What you are asked to do: Extract the lines from the first one in the records below through the line containing "plt.rcParams['font.family'] = ['Liberation", keeping both ends and leaving out any pictures.

Entries shown:
┌──

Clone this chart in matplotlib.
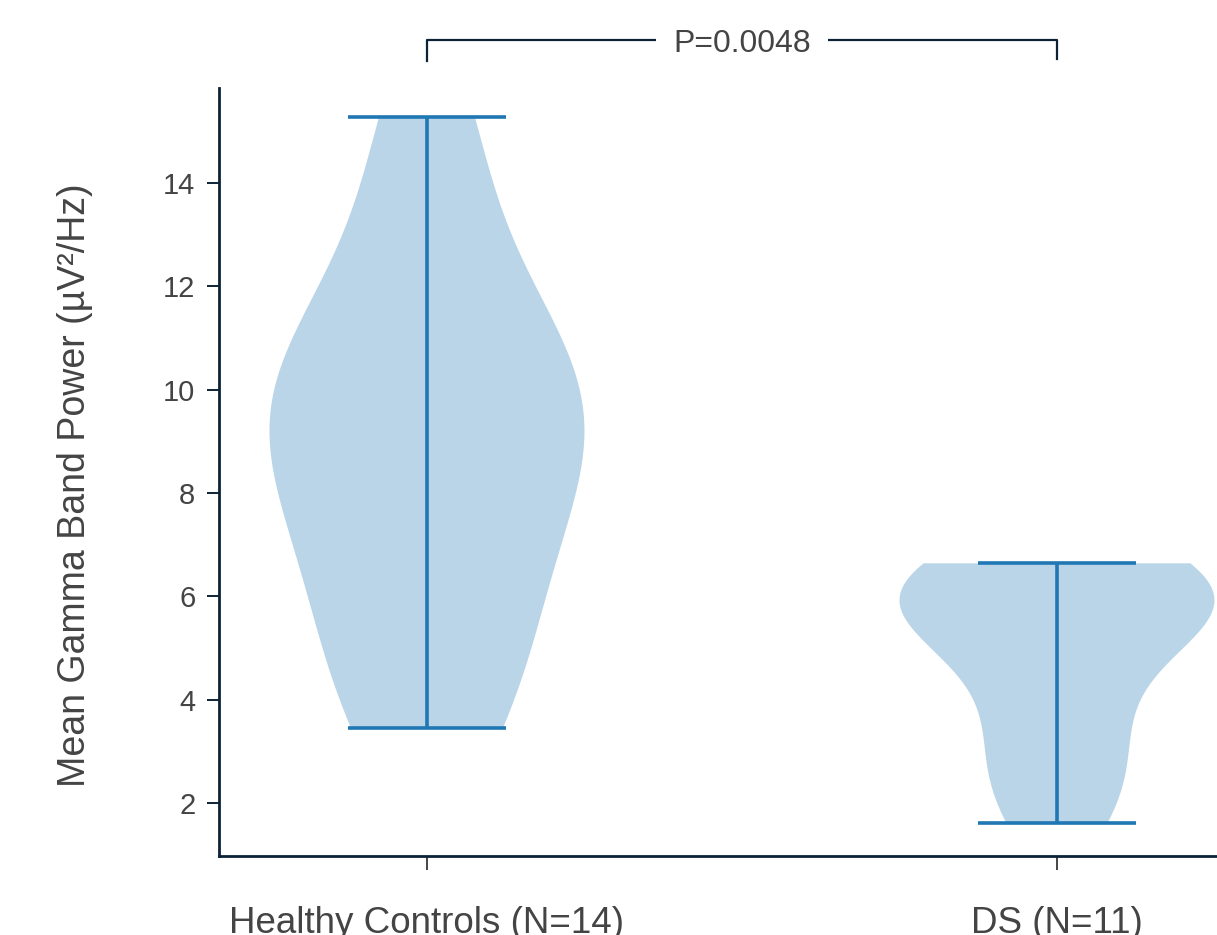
import numpy as np
import matplotlib
matplotlib.use("Agg")
import matplotlib.pyplot as plt

plt.rcParams['font.family'] = ['Liberation Sans', 'DejaVu Sans']

# mean gamma band power per subject (uV^2/Hz)
healthy = [3.45, 3.9, 5.0, 6.2, 7.2, 8.1, 8.8, 9.3, 9.8, 10.3, 10.9, 11.3, 14.0, 15.28]
ds = [1.61, 2.4, 3.2, 4.1, 5.3, 5.7, 5.9, 6.0, 6.2, 6.4, 6.64]
group_labels = ['Healthy Controls (N=14)', 'DS (N=11)']
p_text = 'P=0.0048'

navy = '#0c2236'
grey = '#444444'
blue = '#1f77b4'

fig = plt.figure(figsize=(12.17, 9.35), dpi=100)
ax = fig.add_axes([0.1800, 0.0845, 0.8200, 0.8214])

parts = ax.violinplot([healthy, ds], positions=[1, 2], widths=0.5,
                      showextrema=True)
for body in parts['bodies']:
    body.set_facecolor(blue)
    body.set_edgecolor('none')
    body.set_alpha(0.3)
for key in ('cmaxes', 'cmins', 'cbars'):
    parts[key].set_color(blue)
    parts[key].set_linewidth(2.6)

ax.set_xlim(0.67, 2.254)
ax.set_ylim(0.974, 15.84)
ax.set_xticks([1, 2])
ax.set_xticklabels(group_labels)
ax.set_yticks([2, 4, 6, 8, 10, 12, 14])

for side in ('top', 'right'):
    ax.spines[side].set_visible(False)
for side in ('left', 'bottom'):
    ax.spines[side].set_color(navy)
    ax.spines[side].set_linewidth(2.0)

ax.tick_params(axis='y', length=9, width=1.4, color=navy, pad=8,
               labelsize=21, labelcolor=grey)
ax.tick_params(axis='x', length=10, width=1.4, color=grey, pad=26,
               labelsize=26.5, labelcolor=grey)

ax.set_ylabel('Mean Gamma Band Power (\u00b5V\u00b2/Hz)', fontsize=27,
              color=grey)
ax.yaxis.set_label_coords(-0.126, 0.483)

# significance bracket between the two groups
y_top = 16.77
ax.plot([1, 1, 2, 2], [16.36, y_top, y_top, 16.40], color=navy, lw=1.6,
        clip_on=False)
ax.text(1.5, y_top - 0.08, p_text, ha='center', va='center', fontsize=23,
        color=grey, clip_on=False,
        bbox=dict(boxstyle='square,pad=0.55', facecolor='white',
                  edgecolor='none'))

fig.savefig('out.png', dpi=100)
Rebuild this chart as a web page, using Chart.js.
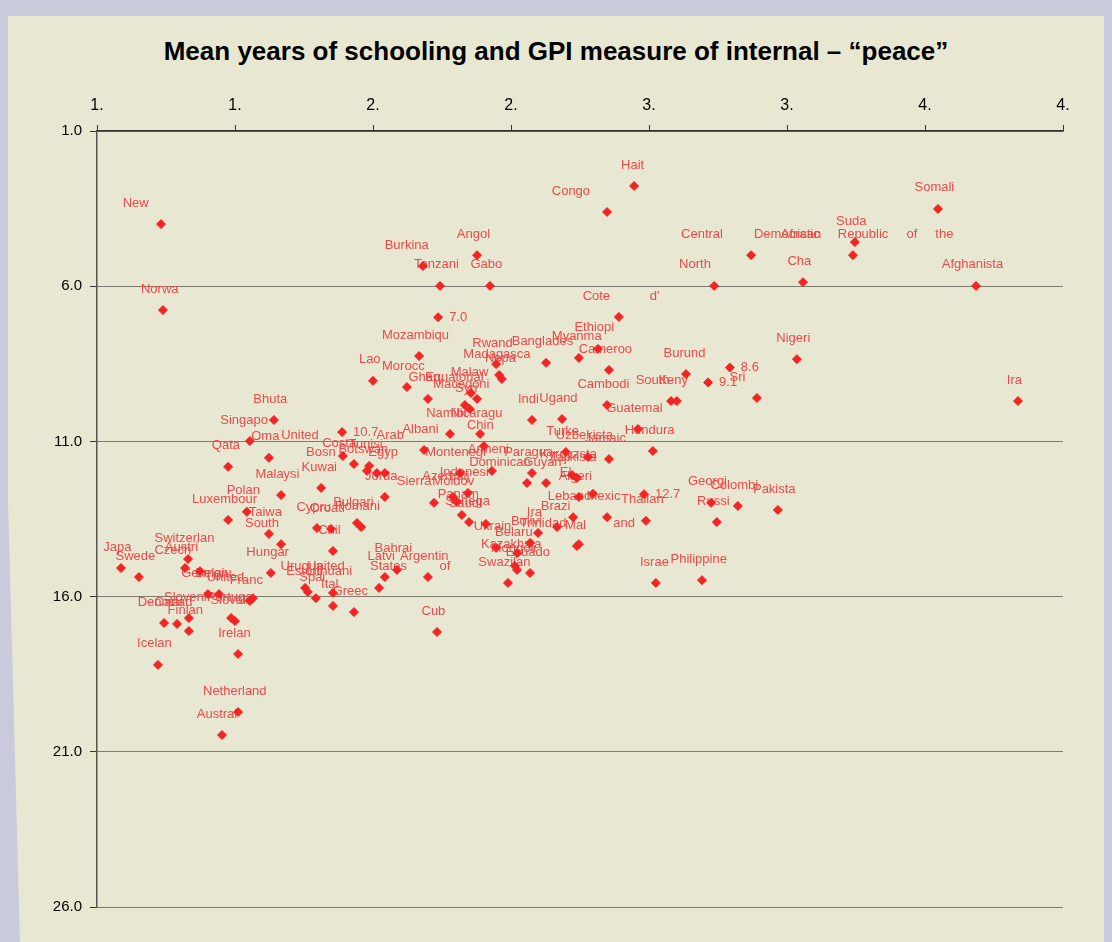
<!DOCTYPE html>
<html>
<head>
<meta charset="utf-8">
<script src="https://cdn.jsdelivr.net/npm/chart.js@4.4.0/dist/chart.umd.min.js"></script>
<style>
  html, body { margin: 0; padding: 0; background: #c9cbdc; }
  #wrap { position: relative; width: 1112px; height: 942px; overflow: hidden; }
  #panel { position: absolute; left: 8px; top: 16px; width: 1096px; height: 940px; background: #e8e8d2; }
  #wedge { position: absolute; left: 0; top: 0; width: 1112px; height: 942px; background: #c9cbdc;
           clip-path: polygon(8px 500px, 20px 942px, 8px 942px); }
  #title { position: absolute; left: 0; top: 36px; width: 1112px; text-align: center;
           font: bold 26px/30px "Liberation Sans", Arial, sans-serif; color: #000; }
  canvas { position: absolute; left: 0; top: 0; }
</style>
</head>
<body>
<div id="wrap">
  <div id="panel"></div>
  <div id="wedge"></div>
  <div id="title">Mean years of schooling and GPI measure of internal – “peace”</div>
  <canvas id="gpiChart" width="1112" height="942"></canvas>
</div>
<script>
// country names (full name is used to centre the label, shown text is what appears)
const countries = [
  'New Zealand', 'Norway', 'Haiti', 'Congo, Republic of', 'Somalia', 'Sudan',
  'Democratic Republic of the Congo', 'Central African Republic', 'Angola', 'Burkina Faso',
  'Tanzania', 'Gabon', 'North Korea', 'Chad', 'Afghanistan', "Cote d'Ivoire", '',
  'Ethiopia', 'Cameroon', 'Myanmar', 'Mozambique', 'Rwanda', 'Madagascar', 'Nepal',
  'Bangladesh', 'Laos', 'Morocco', 'Ghana', 'Equatorial Guinea', 'Malawi', 'Macedonia',
  'Syria', 'Cambodia', 'Guatemala', 'Honduras', 'Burundi', 'South Africa', 'Kenya',
  'Sri Lanka', '', '', 'Nigeria', 'Iran', 'India', 'Uganda', 'Turkey', 'Uzbekistan',
  'Jamaica', 'Kyrgyzstan', 'Tajikistan', 'El Salvador', 'Algeria', 'Lebanon', 'Mexico',
  'Thailand', '', 'Brazil', 'Mali', 'Trinidad and Tobago', 'Georgia', 'Colombia',
  'Pakistan', 'Russia', 'Israel', 'Philippines', 'Bulgaria', 'Romania', 'Croatia',
  'Cyprus', 'Chile', 'Bahrain', 'Latvia', 'Argentina', 'United States of America',
  'Greece', 'Italy', 'Cuba', 'Lithuania', 'Uruguay', 'Estonia', 'Spain', 'Panama',
  'Senegal', 'Saudi Arabia', 'Indonesia', 'Azerbaijan', 'Moldova', 'Sierra Leone',
  'Jordan', 'Montenegro', 'Armenia', 'Dominican Republic', 'Paraguay', 'Guyana',
  'Albania', 'China', 'Namibia', 'Nicaragua', '', 'United Arab Emirates', 'Costa Rica',
  'Tunisia', 'Botswana', 'Bosnia and Herzegovina', 'Egypt', 'Kuwait', 'Malaysia',
  'Qatar', 'Singapore', 'Oman', 'Bhutan', 'Poland', 'Luxembourg', 'Taiwan',
  'South Korea', 'Hungary', 'Switzerland', 'Austria', 'Czech Republic', 'Japan',
  'Sweden', 'Germany', 'Belgium', 'United Kingdom', 'France', 'Slovenia', 'Portugal',
  'Slovakia', 'Denmark', 'Canada', 'Finland', 'Ireland', 'Iceland', 'Netherlands',
  'Australia', 'Kazakhstan', 'Mongolia', 'Ecuador', 'Swaziland', 'Ukraine', 'Belarus',
  'Bolivia', 'Iraq'
];

// text as it is printed next to each point (null = print the value instead)
const shown = [
  'New', 'Norwa', 'Hait', 'Congo', 'Somali', 'Suda',
  'Democratic     Republic     of     the', 'Central                African', 'Angol', 'Burkina',
  'Tanzani', 'Gabo', 'North', 'Cha', 'Afghanista', 'Cote           d\'', null,
  'Ethiopi', 'Cameroo', 'Myanma', 'Mozambiqu', 'Rwand', 'Madagasca', 'Nepa',
  'Banglades', 'Lao', 'Morocc', 'Ghan', 'Equatorial', 'Malaw', 'Macedoni',
  'Syri', 'Cambodi', 'Guatemal', 'Hondura', 'Burund', 'South', 'Keny',
  'Sri', null, null, 'Nigeri', 'Ira', 'Indi', 'Ugand', 'Turke', 'Uzbekista',
  'Jamaic', 'Kyrgyzsta', 'Tajikista', 'El', 'Algeri', 'Lebano', 'Mexic',
  'Thailan', null, 'Brazi', 'Mal', 'Trinidad             and', 'Georgi', 'Colombi',
  'Pakista', 'Russi', 'Israe', 'Philippine', 'Bulgari', 'Romani', 'Croati',
  'Cypru', 'Chil', 'Bahrai', 'Latvi', 'Argentin', 'United       States         of',
  'Greec', 'Ital', 'Cub', 'Lithuani', 'Urugua', 'Estoni', 'Spai', 'Panam',
  'Senega', 'Saudi', 'Indonesi', 'Azerbaij', 'Moldov', 'Sierra',
  'Jorda', 'Montenegr', 'Armeni', 'Dominican', 'Paragua', 'Guyan',
  'Albani', 'Chin', 'Namibi', 'Nicaragu', null, 'United                Arab', 'Costa',
  'Tunisi', 'Botswan', 'Bosn', 'Egyp', 'Kuwai', 'Malaysi',
  'Qata', 'Singapo', 'Oma', 'Bhuta', 'Polan', 'Luxembour', 'Taiwa',
  'South', 'Hungar', 'Switzerlan', 'Austri', 'Czech', 'Japa',
  'Swede', 'German', 'Belgiu', 'United', 'Franc', 'Sloveni', 'Portuga',
  'Slovaki', 'Denmar', 'Canad', 'Finlan', 'Irelan', 'Icelan', 'Netherland',
  'Austral', 'Kazakhsta', 'Mongoli', 'Ecuado', 'Swazilan', 'Ukrain', 'Belaru',
  'Bolivi', 'Ira'
];

// GPI internal peace measure (x)
const peaceScore = [
  1.232, 1.239, 2.946, 2.848, 4.047, 3.746,
  3.739, 3.370, 2.377, 2.181,
  2.243, 2.424, 3.236, 3.558, 4.185, 2.891, 2.236,
  2.815, 2.855, 2.746, 2.167, 2.446, 2.457, 2.467,
  2.627, 2.000, 2.123, 2.199, 2.377, 2.355, 2.333,
  2.351, 2.848, 2.960, 3.014, 3.134, 3.080, 3.101,
  3.391, 3.293, 3.214, 3.536, 4.337, 2.576, 2.685, 2.699, 2.779,
  2.855, 2.721, 2.739, 2.797, 2.746, 2.725, 2.848,
  2.989, 2.982, 2.667, 2.739, 2.746, 3.225, 3.322,
  3.467, 3.246, 3.025, 3.192, 1.942, 1.957, 1.848,
  1.797, 1.855, 2.087, 2.043, 2.199, 2.022,
  1.931, 1.855, 2.232, 1.855, 1.754, 1.764, 1.793, 2.322,
  2.348, 2.409, 2.344, 2.290, 2.304, 2.221,
  2.043, 2.315, 2.431, 2.558, 2.576, 2.627,
  2.185, 2.402, 2.279, 2.388, 1.888, 1.891, 1.931,
  1.986, 1.978, 2.014, 2.043, 1.812, 1.667,
  1.475, 1.554, 1.623, 1.641, 1.543, 1.475, 1.623,
  1.667, 1.630, 1.330, 1.319, 1.373, 1.087,
  1.152, 1.402, 1.442, 1.565, 1.554, 1.333, 1.486,
  1.500, 1.243, 1.290, 1.333, 1.511, 1.221, 1.511,
  1.453, 2.514, 2.522, 2.569, 2.489, 2.446, 2.522,
  2.569, 2.598
];

// mean years of schooling (y, reversed axis)
const schoolYears = [
  4.00, 6.77, 2.77, 3.61, 3.51, 4.58,
  5.00, 5.00, 5.00, 5.35,
  5.99, 5.99, 5.99, 5.87, 5.99, 6.99, 7.0,
  8.02, 8.70, 8.31, 8.25, 8.51, 8.86, 8.99,
  8.47, 9.05, 9.25, 9.63, 9.63, 9.44, 9.83,
  9.96, 9.83, 10.60, 11.31, 8.83, 9.70, 9.70,
  9.60, 8.62, 9.10, 8.35, 9.70, 10.31, 10.28, 11.34, 11.50,
  11.57, 12.08, 12.18, 12.69, 12.79, 13.44, 13.44,
  13.56, 12.70, 13.76, 14.37, 14.31, 12.98, 13.08,
  13.21, 13.60, 15.56, 15.47, 13.63, 13.76, 13.82,
  13.79, 14.53, 15.14, 15.37, 15.37, 15.72,
  16.50, 16.30, 17.14, 15.88, 15.72, 15.85, 16.05, 13.37,
  13.60, 13.66, 12.66, 12.79, 12.95, 12.98,
  12.79, 12.02, 11.95, 12.34, 12.02, 12.34,
  11.28, 11.15, 10.76, 10.76, 10.70, 11.47, 11.73,
  11.79, 11.95, 12.02, 12.02, 12.50, 12.73,
  11.82, 10.99, 11.53, 10.31, 13.27, 13.53, 13.98,
  14.31, 15.24, 14.79, 15.08, 15.18, 15.08,
  15.37, 15.92, 15.92, 16.05, 16.14, 16.69, 16.69,
  16.79, 16.85, 16.88, 17.11, 17.85, 18.20, 19.72,
  20.46, 15.01, 15.14, 15.24, 15.56, 14.43, 14.60,
  14.27, 13.95
];

const points = peaceScore.map((x, i) => ({ x: x, y: schoolYears[i] }));

// draw the country names above the points (before the diamonds, so they sit on top)
const countryLabels = {
  id: 'countryLabels',
  beforeDatasetsDraw(chart) {
    const ctx = chart.ctx;
    const meta = chart.getDatasetMeta(0);
    ctx.save();
    ctx.font = '13px "Liberation Sans", Arial, sans-serif';
    ctx.fillStyle = '#ee4848';
    ctx.textBaseline = 'middle';
    ctx.textAlign = 'left';
    meta.data.forEach((pt, i) => {
      if (shown[i] === null) {
        ctx.fillText(schoolYears[i].toFixed(1), pt.x + 11, pt.y);
      } else {
        const w = ctx.measureText(countries[i]).width;
        ctx.fillText(shown[i], pt.x - w / 2, pt.y - 21);
      }
    });
    ctx.restore();
  }
};

const ctx = document.getElementById('gpiChart').getContext('2d');
const gpiChart = new Chart(ctx, {
  type: 'scatter',
  data: {
    datasets: [{
      data: points,
      pointStyle: 'rectRot',
      pointRadius: 4.5,
      backgroundColor: '#f22424',
      borderColor: '#f22424',
      borderWidth: 1
    }]
  },
  options: {
    responsive: false,
    animation: false,
    layout: { padding: { left: 0, right: 49, top: 0, bottom: 35 } },
    plugins: {
      legend: { display: false },
      tooltip: { enabled: false }
    },
    scales: {
      x: {
        type: 'linear',
        position: 'top',
        min: 1,
        max: 4.5,
        afterFit: s => { s.height = 131; },
        ticks: {
          stepSize: 0.5,
          padding: 10,
          color: '#000',
          font: { family: '"Liberation Sans", Arial, sans-serif', size: 16 },
          callback: v => Math.floor(v) + '.'
        },
        grid: { drawOnChartArea: false, tickLength: 6, tickColor: '#333' },
        border: { color: '#333', width: 1.5 }
      },
      y: {
        reverse: true,
        min: 1,
        max: 26,
        afterFit: s => { s.width = 97; },
        ticks: {
          stepSize: 5,
          padding: 8,
          color: '#000',
          font: { family: '"Liberation Sans", Arial, sans-serif', size: 15 },
          callback: v => v.toFixed(1)
        },
        grid: { color: '#111', lineWidth: 1, tickLength: 7, tickColor: '#333', tickBorderDash: [] },
        border: { color: '#555', width: 1.5, dash: [1, 1] }
      }
    }
  },
  plugins: [countryLabels]
});
</script>
</body>
</html>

└──

Response to the task:
Clone this chart in matplotlib.
import numpy as np
import matplotlib
matplotlib.use("Agg")
import matplotlib.pyplot as plt

plt.rcParams['font.family'] = ['Liberation Sans', 'DejaVu Sans']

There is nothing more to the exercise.